── SOURCE EXCERPT

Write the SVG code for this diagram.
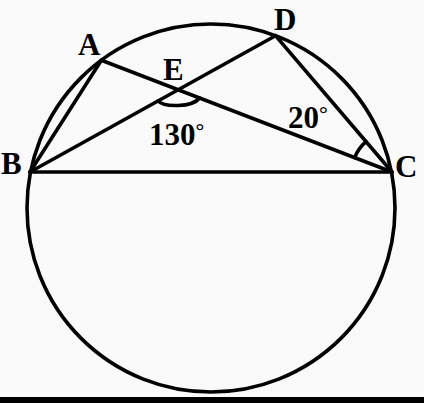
<svg xmlns="http://www.w3.org/2000/svg" width="424" height="403" viewBox="0 0 424 403">
<style>
.ln{stroke:#000;stroke-width:3.6;fill:none;stroke-linecap:round;stroke-linejoin:round}
.lb{font-family:"Liberation Serif","Times New Roman",serif;font-weight:bold;font-size:31px;fill:#000}
.dg{font-size:22px}
</style>
<rect x="0" y="0" width="424" height="403" fill="#fafafa"/>
<rect x="0" y="397" width="424" height="6" fill="#000"/>
<g id="circle">
<circle class="ln" cx="211" cy="208" r="184" stroke-width="3.8"/>
</g>
<g id="connectors">
<line class="ln" x1="30" y1="172" x2="392" y2="172"/>
<line class="ln" x1="30" y1="172" x2="101.4" y2="60.2"/>
<line class="ln" x1="30" y1="172" x2="275.5" y2="35.7"/>
<line class="ln" x1="101.4" y1="60.2" x2="392" y2="172"/>
<line class="ln" x1="275.5" y1="35.7" x2="392" y2="172"/>
<path class="ln" d="M158.1,100.9 C164,107.5 192,107.5 199.7,98"/>
<path class="ln" d="M354.7,157.6 A40,40 0 0 1 366,141.6"/>
</g>
<g id="A"><text class="lb" x="78" y="55">A</text></g>
<g id="B"><text class="lb" x="1" y="174">B</text></g>
<g id="C"><text class="lb" x="395" y="177">C</text></g>
<g id="D"><text class="lb" x="274" y="30">D</text></g>
<g id="E"><text class="lb" x="163" y="80">E</text></g>
<g id="angle130"><text class="lb" x="149" y="145">130<tspan class="dg" dy="-7">°</tspan></text></g>
<g id="angle20"><text class="lb" x="288" y="128">20<tspan class="dg" dy="-7">°</tspan></text></g>
</svg>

────

*TO BE DONE:* From the material above, reproduce everything verbatim except the pictures.

*ANSWER IN FULL:*
Write the SVG code for this diagram.
<svg xmlns="http://www.w3.org/2000/svg" width="424" height="403" viewBox="0 0 424 403">
<style>
.ln{stroke:#000;stroke-width:3.6;fill:none;stroke-linecap:round;stroke-linejoin:round}
.lb{font-family:"Liberation Serif","Times New Roman",serif;font-weight:bold;font-size:31px;fill:#000}
.dg{font-size:22px}
</style>
<rect x="0" y="0" width="424" height="403" fill="#fafafa"/>
<rect x="0" y="397" width="424" height="6" fill="#000"/>
<g id="circle">
<circle class="ln" cx="211" cy="208" r="184" stroke-width="3.8"/>
</g>
<g id="connectors">
<line class="ln" x1="30" y1="172" x2="392" y2="172"/>
<line class="ln" x1="30" y1="172" x2="101.4" y2="60.2"/>
<line class="ln" x1="30" y1="172" x2="275.5" y2="35.7"/>
<line class="ln" x1="101.4" y1="60.2" x2="392" y2="172"/>
<line class="ln" x1="275.5" y1="35.7" x2="392" y2="172"/>
<path class="ln" d="M158.1,100.9 C164,107.5 192,107.5 199.7,98"/>
<path class="ln" d="M354.7,157.6 A40,40 0 0 1 366,141.6"/>
</g>
<g id="A"><text class="lb" x="78" y="55">A</text></g>
<g id="B"><text class="lb" x="1" y="174">B</text></g>
<g id="C"><text class="lb" x="395" y="177">C</text></g>
<g id="D"><text class="lb" x="274" y="30">D</text></g>
<g id="E"><text class="lb" x="163" y="80">E</text></g>
<g id="angle130"><text class="lb" x="149" y="145">130<tspan class="dg" dy="-7">°</tspan></text></g>
<g id="angle20"><text class="lb" x="288" y="128">20<tspan class="dg" dy="-7">°</tspan></text></g>
</svg>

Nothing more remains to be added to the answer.